Canada unveiled a C$1 trillion plan to double electricity grid capacity by 2050, backed by new investment tax credits and looser clean-power rules to support east-west interties and grid reliability. The strategy is aimed at meeting surging demand from AI data centers, electrification and industrial growth while reducing reliance on U.S. power imports, which have risen every year since 2020. The move should be supportive for utilities, grid infrastructure and clean-energy investment, while easing constraints on natural-gas-fired generation.

Analysis

This is less a “green spend” headline than a multi-decade industrial policy reset that should re-rate Canadian power assets with long-duration regulated cash flows and execution optionality. The biggest second-order effect is that grid buildout becomes a bottlenecked-capex story: the winners are the firms that can monetize transmission, transformer, switchgear, substation, and engineering capacity before the rest of the market catches up.

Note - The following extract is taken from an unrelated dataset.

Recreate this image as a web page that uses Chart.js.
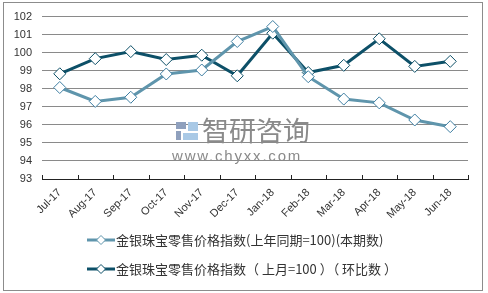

The losers are legacy merchant power structures that relied on fragmented provincial systems and intermittent import dependence; a more interconnected grid compresses regional pricing dislocations and makes reliability value more bankable. The regulatory softening around gas is important because it reduces the near-term risk of brownouts while the buildout is still years away, which should lower the equity risk premium on Canadian utilities and independent power producers. But it also raises a subtle crowding risk: if offsets and gas flexibility become the bridge, some clean-power developers may see project timelines lengthen as provinces bargain for lower compliance costs. The real policy wedge is not environmental purity; it is permitting, intertie construction, and equipment delivery, all of which create a 3-7 year investment runway with multiple points of slippage. For macro, the move is mildly CAD-positive over time if it reduces imported power reliance and supports domestic industrial growth, but near-term it is more about capex inflation than immediate output gains. AI data-center demand is the most underappreciated demand driver because it adds load that is sticky, high-margin, and politically prioritized; that should favor grid-enabling infrastructure over pure generation names. The contrarian view is that the market may be overpricing the 2050 headline and underpricing execution risk: if interprovincial coordination stalls, the announcement becomes a thesis on paper while suppliers capture the only real spend.